At almost any other rural law firm, the idea of preparing a ''tender offer'' - the sophisticated and technical legal document needed to transact the sale - might have touched off minor panic. A tender offer is usually drawn up by specialists, such as those found in large Wall Street firms, not general practitioners in the Green Mountains. But at Salmon and Nostrand, the work was a mere technicality.
Thomas Salmon simply called his partner law firms in Boston and Maine. Attorneys there - experts in securities law - prepared the document forthwith and the deal went through without a hitch.
Salmon and Nostrand's winning formula is a simple one: The firm belongs to the New England Law Partnership, a first-of-its-kind regional law partnership. Under an agreement worked out by the partners, the three independent law firms - one in Vermont, one in Boston, and one in Maine - continue to conduct their own businesses independently but share clients and expertise when the need arises.
''Ours is not a referral service,'' says George Nostrand, a partner in the firm of Salmon and Nostrand. ''We are a real partnership sharing both profits and losses.''
''Our clients' business often cuts across state lines, and every time we had to recommend a firm in Maine we were never sure of the quality of performance,'' says Robert Gerrard, a partner in the member firm of Bowker Elmes Perkins Mecsas & Gerrard in Boston. ''Now we've got a way to meet our clients' needs to their satisfaction and our own.''
The innovation is considered important by legal experts because it mirrors the trend toward interstate and national operations on the part of previously regulated industries. For example, deregulation has allowed more and more railroads and banks to expand beyond the states or regions where they previously were confined by law.
While no other regional law partnerships are thought to exist in the US at present, Mr. Nostrand believes a number of areas lend themselves to such an arrangement, especially on a bistate basis: Kansas City, Kan., and Kansas City, Mo., or Chicago, Ill., and Gary, Ind. A matching trend is the increasing number of larger law firms that have opened their own regional offices.
Lawyers say the growth of interstate legal services is due primarily to the relaxation of certain canons associated with the American Bar Association.
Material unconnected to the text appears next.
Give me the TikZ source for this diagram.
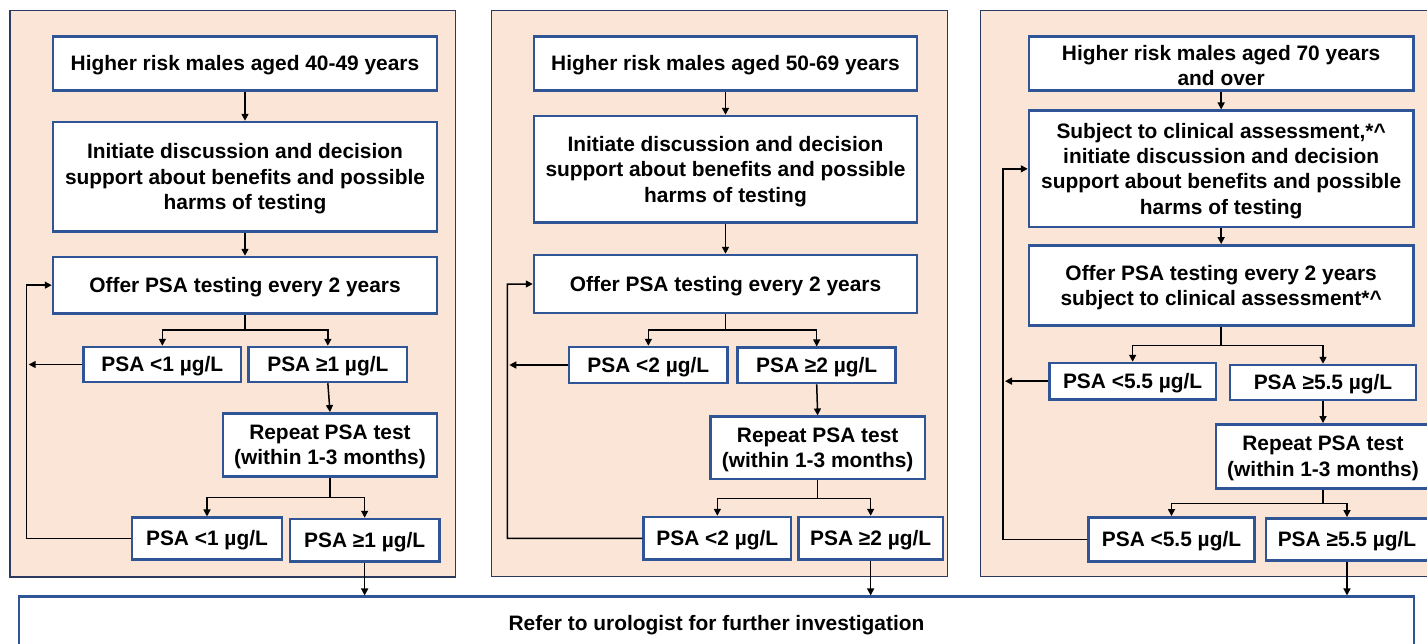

The bar no longer frowns upon advertising to the degree it once did, a relaxation which has led to a more aggressive approach to marketing law. In addition, say lawyers, greater specialization in law and the growing complexity of government regulations forces them to turn to other firms for expertise.
Attorneys for the New England partnership rate their experiment a solid success in terms of income and the increased quality of their services. They say their services have expanded greatly because the three firms together have a larger pool of available experts from which to draw. The partners share profits and losses and have worked out a formula for equitable interfirm billing.
The income of the Boston firm rose 60 percent last year, according to Mr. Gerrard. He attributes much of that growth to the partnership. The income of the other two firms rose roughly 25 percent in 1982.
In addition to a payoff in terms of greater business opportunities, the lawyers say their own horizons have expanded as well.
''I'm involved in a number of good-sized projects because of the partnership that I wouldn't otherwise be associated with as a member of a country law firm, '' says Mr. Salmon, a former governor of Vermont.
The New England group is on the verge of expanding to New Hampshire and is searching for a compatible partner in Rhode Island.
With additional plans to contract with a Connecticut firm, the partnership would become become fully regional by 1985.